IMO, this is a great time to be in cash...in the next couple of years, the foreclosures are going through the roof.
Yet, we somehow manage to manufacture and export more now than at any other time in our history. Our absolute manufacturing output has increased more than 50% since 1992 while our standard of living continues to grow.
The last time we had a trade surplus was 30 years ago during a recession. Japan and Germany run annual trade surpluses. Would you rather have our economy or 15 years of Japanese deflation and recession? How about the 12% unemployment of Germany?
Folks,
IMHO, this is the elephant in the room we have to focus on ...
The ``yield curve'' of interest rates ``inverts.''
An inversion means that short-term interest rates (say, on three-month Treasury bills) exceed longer-term interest rates (say, on 10-year Treasury bonds). Usually, short-term rates are lower, because the risk of lending for lengthier periods is greater. Since 1965 interest-rate inversions have occurred seven times -- and recessions have followed in five.
The reason: an inversion signals tight money. In 2006 we already see another inversion ( see today for isntance. The 6 month treasury yield is already higher than the 30 year yield and practically equal to the 10 year yield).
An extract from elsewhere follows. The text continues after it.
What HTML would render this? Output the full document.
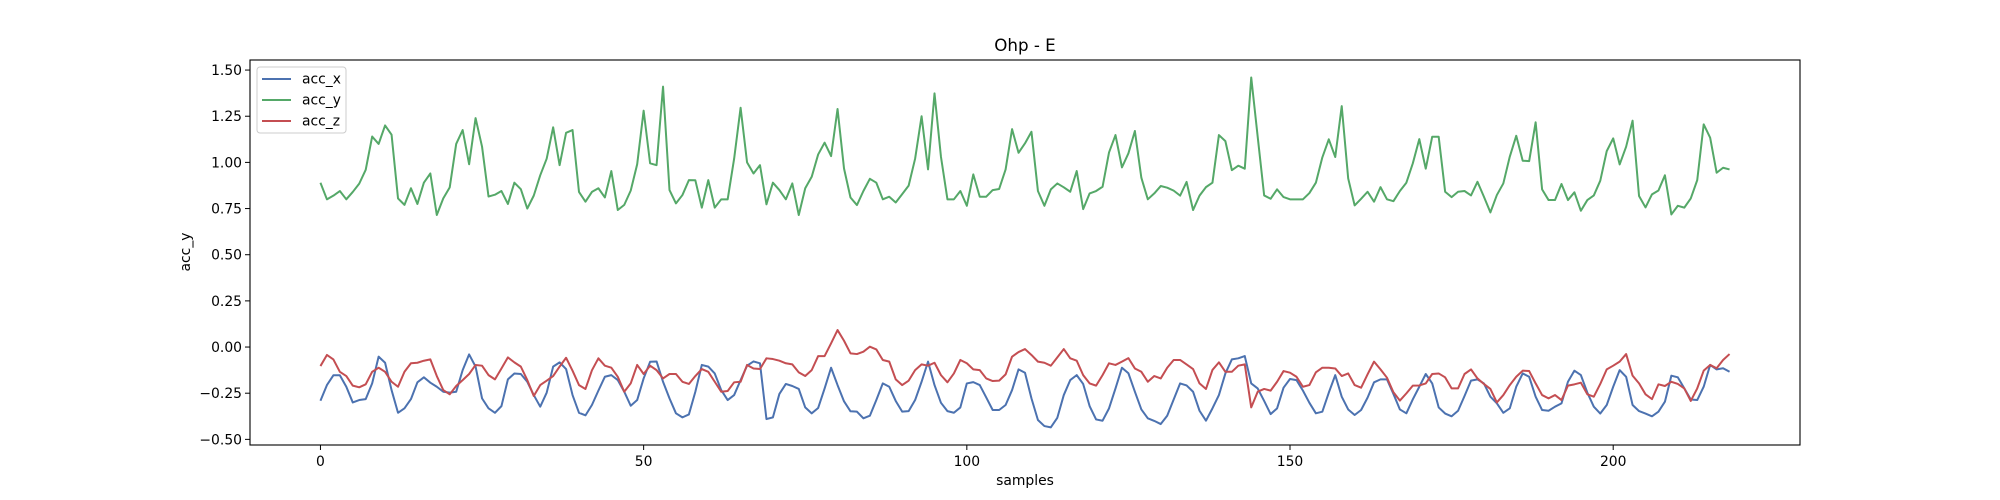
<!DOCTYPE html>
<html><head><meta charset="utf-8"><style>
html,body{margin:0;padding:0;background:#fff;}
svg{display:block;font-family:"DejaVu Sans","Liberation Sans",sans-serif;}
</style></head><body>
<svg id="chart" width="2000" height="500" viewBox="0 0 2000 500" xmlns="http://www.w3.org/2000/svg">
<rect width="2000" height="500" fill="#fff"/>
<text x="1025" y="51" font-size="16.7" text-anchor="middle">Ohp - E</text>
<g id="plot"></g>
<rect x="250" y="60" width="1550" height="385" fill="none" stroke="#000" stroke-width="1.1"/>
<text x="1025" y="485" font-size="13.9" text-anchor="middle">samples</text>
<text x="0" y="0" font-size="13.9" text-anchor="middle" transform="translate(190,252) rotate(-90)">acc_y</text>
<g>
<rect x="257" y="67" width="89" height="66" rx="3" fill="#fff" fill-opacity="0.8" stroke="#ccc"/>
<line x1="262" y1="79" x2="291" y2="79" stroke="#4c72b0" stroke-width="2"/>
<text x="302" y="83.5" font-size="13.9">acc_x</text>
<line x1="262" y1="100" x2="291" y2="100" stroke="#55a868" stroke-width="2"/>
<text x="302" y="104.5" font-size="13.9">acc_y</text>
<line x1="262" y1="121" x2="291" y2="121" stroke="#c44e52" stroke-width="2"/>
<text x="302" y="125.5" font-size="13.9">acc_z</text>
</g>
</svg>
<script>
const accY = [0.89,0.80,0.82,0.845,0.80,0.84,0.885,0.96,1.14,1.10,1.20,1.15,0.805,0.77,0.86,0.775,0.89,0.94,0.715,0.805,0.865,1.10,1.175,0.99,1.24,1.085,0.815,0.825,0.845,0.775,0.89,0.855,0.75,0.82,0.93,1.02,1.19,0.985,1.16,1.175,0.84,0.787,0.84,0.86,0.81,0.953,0.742,0.77,0.847,0.99,1.28,0.995,0.985,1.41,0.85,0.778,0.823,0.904,0.903,0.755,0.904,0.755,0.80,0.80,1.02,1.296,1.0,0.94,0.985,0.773,0.89,0.85,0.80,0.886,0.715,0.86,0.922,1.043,1.107,1.034,1.289,0.967,0.81,0.769,0.845,0.911,0.89,0.80,0.814,0.783,0.828,0.874,1.02,1.25,0.962,1.374,1.03,0.80,0.80,0.845,0.765,0.935,0.814,0.814,0.85,0.856,0.962,1.18,1.052,1.103,1.166,0.845,0.765,0.854,0.886,0.865,0.841,0.953,0.747,0.832,0.845,0.868,1.054,1.148,0.973,1.049,1.17,0.917,0.80,0.832,0.872,0.863,0.847,0.82,0.894,0.742,0.82,0.866,0.89,1.148,1.115,0.958,0.982,0.966,1.46,1.139,0.821,0.803,0.854,0.812,0.80,0.80,0.80,0.834,0.89,1.027,1.125,1.029,1.305,0.913,0.767,0.803,0.841,0.787,0.866,0.80,0.79,0.845,0.89,0.995,1.126,0.966,1.139,1.139,0.841,0.812,0.841,0.845,0.821,0.895,0.814,0.729,0.823,0.886,1.031,1.144,1.009,1.007,1.217,0.854,0.796,0.796,0.883,0.796,0.838,0.738,0.796,0.821,0.901,1.061,1.13,0.989,1.085,1.226,0.818,0.756,0.827,0.848,0.93,0.718,0.765,0.755,0.805,0.904,1.206,1.134,0.944,0.971,0.962];
const accX = [-0.291,-0.206,-0.153,-0.153,-0.215,-0.3,-0.287,-0.282,-0.197,-0.052,-0.085,-0.233,-0.356,-0.332,-0.282,-0.191,-0.164,-0.193,-0.215,-0.242,-0.247,-0.242,-0.125,-0.04,-0.106,-0.278,-0.332,-0.356,-0.32,-0.175,-0.143,-0.146,-0.188,-0.26,-0.323,-0.247,-0.106,-0.083,-0.119,-0.26,-0.356,-0.37,-0.314,-0.236,-0.161,-0.152,-0.179,-0.242,-0.318,-0.287,-0.17,-0.08,-0.078,-0.188,-0.278,-0.359,-0.381,-0.365,-0.242,-0.097,-0.106,-0.143,-0.233,-0.287,-0.26,-0.179,-0.101,-0.078,-0.088,-0.39,-0.381,-0.254,-0.2,-0.211,-0.227,-0.327,-0.359,-0.33,-0.224,-0.112,-0.206,-0.294,-0.348,-0.35,-0.386,-0.372,-0.287,-0.197,-0.215,-0.292,-0.35,-0.347,-0.287,-0.188,-0.079,-0.206,-0.302,-0.347,-0.356,-0.327,-0.197,-0.19,-0.206,-0.273,-0.341,-0.341,-0.314,-0.233,-0.121,-0.139,-0.278,-0.395,-0.428,-0.435,-0.383,-0.26,-0.179,-0.152,-0.2,-0.32,-0.392,-0.399,-0.332,-0.224,-0.112,-0.142,-0.242,-0.338,-0.386,-0.4,-0.417,-0.372,-0.284,-0.197,-0.208,-0.242,-0.345,-0.399,-0.332,-0.26,-0.143,-0.067,-0.061,-0.049,-0.197,-0.224,-0.292,-0.363,-0.332,-0.22,-0.173,-0.179,-0.236,-0.302,-0.359,-0.35,-0.247,-0.152,-0.269,-0.338,-0.368,-0.341,-0.274,-0.191,-0.175,-0.175,-0.254,-0.338,-0.359,-0.283,-0.215,-0.146,-0.197,-0.327,-0.36,-0.375,-0.345,-0.265,-0.182,-0.175,-0.197,-0.269,-0.305,-0.356,-0.332,-0.215,-0.143,-0.161,-0.269,-0.341,-0.345,-0.323,-0.305,-0.188,-0.128,-0.152,-0.247,-0.323,-0.36,-0.314,-0.215,-0.125,-0.161,-0.314,-0.347,-0.36,-0.375,-0.35,-0.296,-0.155,-0.164,-0.224,-0.284,-0.287,-0.215,-0.097,-0.121,-0.115,-0.134];
const accZ = [-0.103,-0.043,-0.067,-0.134,-0.157,-0.209,-0.218,-0.202,-0.134,-0.112,-0.134,-0.188,-0.215,-0.134,-0.088,-0.085,-0.074,-0.067,-0.157,-0.233,-0.256,-0.211,-0.179,-0.146,-0.097,-0.101,-0.152,-0.175,-0.116,-0.056,-0.083,-0.106,-0.179,-0.265,-0.206,-0.182,-0.157,-0.106,-0.058,-0.128,-0.206,-0.227,-0.126,-0.061,-0.101,-0.112,-0.161,-0.242,-0.197,-0.097,-0.146,-0.101,-0.125,-0.17,-0.146,-0.146,-0.188,-0.2,-0.157,-0.119,-0.134,-0.188,-0.242,-0.238,-0.191,-0.188,-0.097,-0.116,-0.119,-0.061,-0.065,-0.074,-0.088,-0.094,-0.137,-0.157,-0.125,-0.049,-0.049,0.02,0.092,0.034,-0.034,-0.038,-0.025,0.002,-0.013,-0.07,-0.079,-0.175,-0.206,-0.182,-0.125,-0.094,-0.101,-0.085,-0.152,-0.191,-0.143,-0.07,-0.088,-0.121,-0.125,-0.17,-0.184,-0.182,-0.148,-0.052,-0.027,-0.011,-0.043,-0.079,-0.085,-0.101,-0.056,-0.011,-0.061,-0.074,-0.152,-0.197,-0.209,-0.152,-0.088,-0.097,-0.079,-0.06,-0.116,-0.134,-0.188,-0.157,-0.17,-0.112,-0.07,-0.07,-0.094,-0.119,-0.197,-0.227,-0.124,-0.083,-0.134,-0.134,-0.101,-0.094,-0.327,-0.242,-0.227,-0.236,-0.188,-0.13,-0.139,-0.161,-0.215,-0.206,-0.137,-0.112,-0.112,-0.116,-0.157,-0.143,-0.206,-0.22,-0.148,-0.079,-0.121,-0.166,-0.245,-0.29,-0.251,-0.209,-0.208,-0.197,-0.146,-0.143,-0.164,-0.224,-0.224,-0.146,-0.121,-0.17,-0.2,-0.227,-0.3,-0.26,-0.206,-0.161,-0.128,-0.13,-0.197,-0.26,-0.278,-0.26,-0.287,-0.209,-0.202,-0.193,-0.256,-0.269,-0.2,-0.121,-0.101,-0.079,-0.038,-0.155,-0.197,-0.256,-0.282,-0.202,-0.211,-0.188,-0.2,-0.224,-0.292,-0.224,-0.128,-0.097,-0.115,-0.07,-0.038];
const xTicks = [0,50,100,150,200];
const yTicks = [-0.5,-0.25,0,0.25,0.5,0.75,1.0,1.25,1.5];
const yTickLabels = ["\u22120.50","\u22120.25","0.00","0.25","0.50","0.75","1.00","1.25","1.50"];

const NS = "http://www.w3.org/2000/svg";
const L=250,R=1800,T=60,B=445;
const nPts = accY.length;
const xMin = -(nPts-1)*0.05, xMax = (nPts-1)*1.05;
const yMin = -0.5305, yMax = 1.5545;
function sx(v){return L+(v-xMin)/(xMax-xMin)*(R-L);}
function sy(v){return B-(v-yMin)/(yMax-yMin)*(B-T);}
const plot = document.getElementById('plot');

xTicks.forEach((t,i)=>{
  const g=document.createElementNS(NS,'g');
  
  
  const ln=document.createElementNS(NS,'line');
  ln.setAttribute('x1',sx(t));ln.setAttribute('x2',sx(t));
  ln.setAttribute('y1',B);ln.setAttribute('y2',B+5);
  ln.setAttribute('stroke','#000');ln.setAttribute('stroke-width','1');
  const tx=document.createElementNS(NS,'text');
  tx.setAttribute('x',sx(t));tx.setAttribute('y',B+21);
  tx.setAttribute('font-size','13.9');tx.setAttribute('text-anchor','middle');
  tx.textContent=String(t);
  g.appendChild(ln);g.appendChild(tx);plot.appendChild(g);
});
yTicks.forEach((t,i)=>{
  const g=document.createElementNS(NS,'g');
  
  
  const ln=document.createElementNS(NS,'line');
  ln.setAttribute('x1',L-5);ln.setAttribute('x2',L);
  ln.setAttribute('y1',sy(t));ln.setAttribute('y2',sy(t));
  ln.setAttribute('stroke','#000');ln.setAttribute('stroke-width','1');
  const tx=document.createElementNS(NS,'text');
  tx.setAttribute('x',L-8);tx.setAttribute('y',sy(t)+5);
  tx.setAttribute('font-size','13.9');tx.setAttribute('text-anchor','end');
  tx.textContent=yTickLabels[i];
  g.appendChild(ln);g.appendChild(tx);plot.appendChild(g);
});
function drawLine(data,color,name){
  const p=document.createElementNS(NS,'polyline');
  
  
  p.setAttribute('points',data.map((v,i)=>sx(i).toFixed(2)+','+sy(v).toFixed(2)).join(' '));
  p.setAttribute('fill','none');p.setAttribute('stroke',color);
  p.setAttribute('stroke-width','2');p.setAttribute('stroke-linejoin','round');
  plot.appendChild(p);
}
drawLine(accX,'#4c72b0','acc-x-line');
drawLine(accY,'#55a868','acc-y-line');
drawLine(accZ,'#c44e52','acc-z-line');
</script>
</body></html>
The main factor that we hope can help us escape a recession would be because the overall level of rates will remain low.
The last time the yield curve inverted I think was Feb 2000. 8 months later, the official recession started.
Therefore, while a short term drop may be in the offiing the long term outlook for real estate is still very good. Even if a bunch of people have to bail on loans they can't afford that's a very temporary situation.
Do you really doubt that in 10 years the average home price will not be higher than today, even in the high-boom areas like LA and Las Vegas? I don't.